What rig were you using on that trip? Big 2-speed gear? I've read they're deeep. Did they come up for you or were they still down around 300' or more?

I honestly hope they don't hang around long. Nothing's safe from el diablo rojo. Now if they'd start attacking the sealions...
Kidding.

Z


----------



## Holy Mackerel (Jun 4, 2006)

Zed said:


> I honestly hope they don't hang around long. Nothing's safe from el diablo rojo. Now if they'd start attacking the sealions...
> Kidding.
> 
> Z


Yeah, I heard there were lots of rockfish chunks in them... I have a vacuum sealer, gotta trim them when I get home...
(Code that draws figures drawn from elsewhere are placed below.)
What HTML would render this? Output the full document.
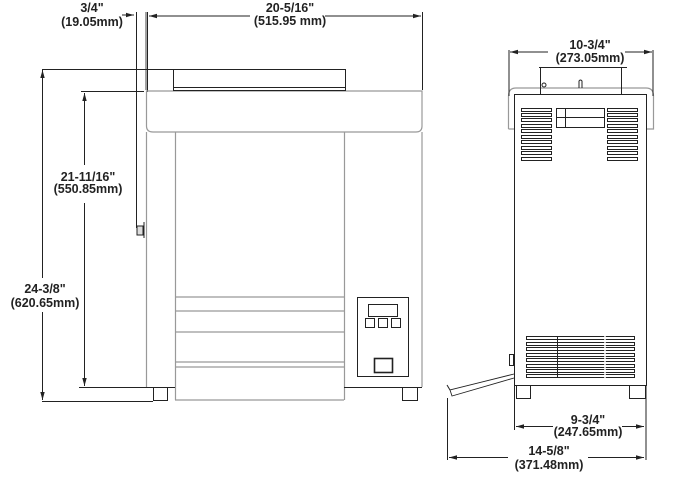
<!DOCTYPE html>
<html><head><meta charset="utf-8"><style>
html,body{margin:0;padding:0;background:#fff;}
svg{display:block}
text{font-family:"Liberation Sans",Arial,sans-serif;font-weight:bold;font-size:12.5px;fill:#222;text-anchor:middle}
</style></head><body>
<svg width="674" height="479" viewBox="0 0 674 479" xmlns="http://www.w3.org/2000/svg">
<defs>
<marker id="a" markerWidth="8" markerHeight="6" refX="8" refY="3" orient="auto" markerUnits="userSpaceOnUse"><path d="M0,0.8 L8,3 L0,5.2 Z" fill="#222"/></marker>
</defs>
<g fill="none" stroke="#222" stroke-width="1">
<line x1="147.5" y1="12" x2="147.5" y2="92"/>
<line x1="422.5" y1="12" x2="422.5" y2="90"/>
<line x1="250" y1="16" x2="149" y2="16" marker-end="url(#a)"/>
<line x1="325" y1="16" x2="421" y2="16" marker-end="url(#a)"/>
<line x1="122" y1="15" x2="134" y2="15" marker-end="url(#a)"/>
<line x1="136.5" y1="12" x2="136.5" y2="228"/>
<line x1="146" y1="12" x2="146" y2="90" stroke="#444"/>
<line x1="42" y1="69.5" x2="203" y2="69.5"/>
<line x1="42.5" y1="278" x2="42.5" y2="70" marker-end="url(#a)"/>
<line x1="42.5" y1="312" x2="42.5" y2="400" marker-end="url(#a)"/>
<line x1="42" y1="401.5" x2="153" y2="401.5"/>
<line x1="81" y1="91.5" x2="144" y2="91.5"/>
<line x1="84.5" y1="165" x2="84.5" y2="93" marker-end="url(#a)"/>
<line x1="84.5" y1="203" x2="84.5" y2="386" marker-end="url(#a)"/>
<line x1="79" y1="387.5" x2="146" y2="387.5"/>
</g>
<text x="92" y="12">3/4"</text>
<text x="92" y="26">(19.05mm)</text>
<text x="290" y="12">20-5/16"</text>
<text x="290" y="25">(515.95 mm)</text>
<text x="88" y="181">21-11/16"</text>
<text x="88" y="193">(550.85mm)</text>
<text x="45" y="293">24-3/8"</text>
<text x="45" y="307">(620.65mm)</text>

<g fill="none" stroke="#999" stroke-width="1.2">
<path d="M146.5,91 L146.5,126 Q146.5,132 153,132 L416,132 Q422,132 422,126 L422,91 Z"/>
<line x1="146.5" y1="132" x2="146.5" y2="387"/>
<line x1="422" y1="132" x2="422" y2="387"/>
<line x1="175.5" y1="132" x2="175.5" y2="400"/>
<line x1="344.5" y1="132" x2="344.5" y2="400"/>
<line x1="175" y1="297" x2="344" y2="297"/>
<line x1="175" y1="311" x2="344" y2="311"/>
<line x1="175" y1="332" x2="344" y2="332"/>
<line x1="175" y1="362" x2="344" y2="362"/>
<line x1="175" y1="367" x2="344" y2="367"/>
<line x1="175" y1="400" x2="344" y2="400"/>
</g>
<g fill="none" stroke="#222" stroke-width="1">
<rect x="173.5" y="69.5" width="172" height="21"/>
<line x1="173" y1="87.5" x2="345" y2="87.5"/>
<line x1="146" y1="387.5" x2="175" y2="387.5"/>
<line x1="344" y1="387.5" x2="422" y2="387.5"/>
<rect x="153.5" y="387.5" width="14" height="13"/>
<rect x="402.5" y="387.5" width="15" height="13"/>
<rect x="357.5" y="297.5" width="51" height="79"/>
<rect x="368.5" y="304.5" width="29" height="12"/>
<rect x="365.5" y="318.5" width="9" height="9"/>
<rect x="378.5" y="318.5" width="9" height="9"/>
<rect x="391.5" y="318.5" width="9" height="9"/>
<rect x="374.5" y="358.5" width="18" height="14" stroke-width="1.6"/>
<rect x="137" y="226" width="6" height="9" fill="#ddd"/>
<line x1="144" y1="222" x2="144" y2="238"/>
</g>

<g fill="none" stroke="#999" stroke-width="1.2">
<path d="M508.5,129 L508.5,96 Q508.5,88 516,88 L646,88 Q653.5,88 653.5,96 L653.5,129 L646,129 M508.5,129 L514,129"/>
</g>
<g fill="none" stroke="#222" stroke-width="1">
<line x1="509" y1="50" x2="509" y2="96"/>
<line x1="653" y1="50" x2="653" y2="96"/>
<line x1="548" y1="52" x2="510" y2="52" marker-end="url(#a)"/>
<line x1="625" y1="52" x2="652" y2="52" marker-end="url(#a)"/>
<line x1="539" y1="67.5" x2="627" y2="67.5"/>
<line x1="540.5" y1="67" x2="540.5" y2="95"/>
<line x1="621.5" y1="67" x2="621.5" y2="94"/>
<rect x="514.5" y="94.5" width="132" height="291"/>
<circle cx="544" cy="85" r="2"/>
<path d="M579,88 L579,81 Q580.5,79 582,81 L582,88"/>
<rect x="556.5" y="108.5" width="48" height="19"/>
<line x1="565.5" y1="108" x2="565.5" y2="127"/>
<line x1="556" y1="117.5" x2="604" y2="117.5"/>
<g id="lv">
<rect x="521.5" y="108.5" width="30" height="3"/>
<rect x="521.5" y="113.5" width="30" height="3"/>
<rect x="521.5" y="118.5" width="30" height="3"/>
<rect x="521.5" y="124.5" width="30" height="3"/>
<rect x="521.5" y="129.5" width="30" height="3"/>
<rect x="521.5" y="135.5" width="30" height="3"/>
<rect x="521.5" y="140.5" width="30" height="3"/>
<rect x="521.5" y="146.5" width="30" height="3"/>
<rect x="521.5" y="151.5" width="30" height="3"/>
<rect x="521.5" y="157.5" width="30" height="3"/>
</g>
<use href="#lv" x="86"/>
<g id="bl">
<rect x="526.5" y="336.5" width="108" height="3"/>
<rect x="526.5" y="342.5" width="108" height="3"/>
<rect x="526.5" y="347.5" width="108" height="3"/>
<rect x="526.5" y="353.5" width="108" height="3"/>
<rect x="526.5" y="358.5" width="108" height="3"/>
<rect x="526.5" y="364.5" width="108" height="3"/>
<rect x="526.5" y="369.5" width="108" height="3"/>
<rect x="526.5" y="374.5" width="108" height="3"/>
</g>
<line x1="557.5" y1="336" x2="557.5" y2="378"/>
<line x1="605" y1="336" x2="605" y2="378" stroke="#fff" stroke-width="1.5"/>
<line x1="514" y1="385.5" x2="646" y2="385.5"/>
<rect x="516.5" y="385.5" width="14" height="13"/>
<rect x="629.5" y="385.5" width="16" height="13"/>
<rect x="509.5" y="354.5" width="4" height="11"/>
<path d="M514,374 L450,390 L452,396 L514,378" stroke-width="0.9"/>
<path d="M450,390 L447,385"/>
<line x1="514.5" y1="385" x2="514.5" y2="430"/>
<line x1="646" y1="385" x2="646" y2="460"/>
<line x1="447.5" y1="398" x2="447.5" y2="460"/>
<line x1="553" y1="426.5" x2="516" y2="426.5" marker-end="url(#a)"/>
<line x1="622" y1="426.5" x2="644" y2="426.5" marker-end="url(#a)"/>
<line x1="508" y1="457.5" x2="449" y2="457.5" marker-end="url(#a)"/>
<line x1="588" y1="457.5" x2="644" y2="457.5" marker-end="url(#a)"/>
</g>
<text x="590" y="49">10-3/4"</text>
<text x="590" y="62">(273.05mm)</text>
<text x="588" y="424">9-3/4"</text>
<text x="588" y="436">(247.65mm)</text>
<text x="549" y="455">14-5/8"</text>
<text x="549" y="469">(371.48mm)</text>
</svg>
</body></html>
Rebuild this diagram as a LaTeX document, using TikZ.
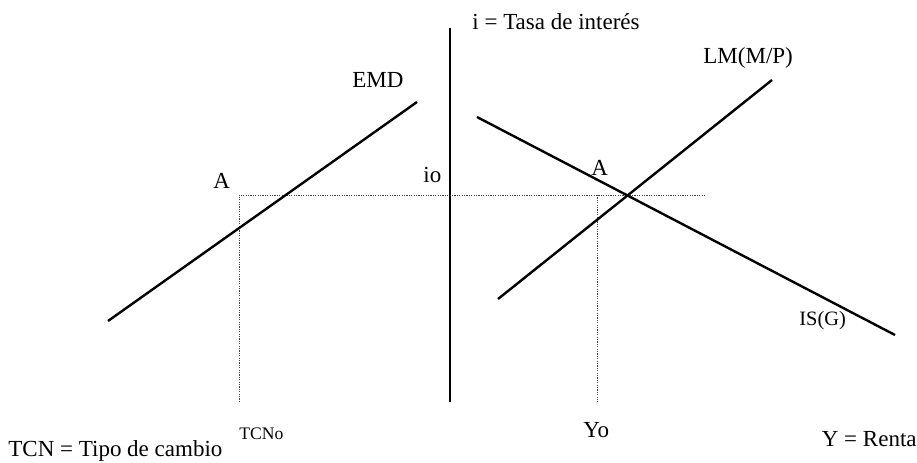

btw, we used big jigs 17 ounces, and 2 lbers... They were deep at all, I'd say 50-100 ft... caught on my Penn 4/0 reel... #80 lb test, glad I brought the heavy gear!!


----------



## JT (May 25, 2006)

Jeez Chris...does nothing around your way come in small sizes? You don't live around a nuclear reactor or anything do you? :shock:

JT


----------



## Cuda (Sep 18, 2006)

I wouldn't want to be "inked" by one of those beasts :shock: That would be a very bad experience I think :lol:


----------



## DGax65 (Jun 7, 2006)

That is a lot of ink. If you can get your hands on this DVD it has some good video of the carnage.

http://www.limboland.net/Merchant2/...OURFACE-DVD&Category_Code=New&Product_Count=5


----------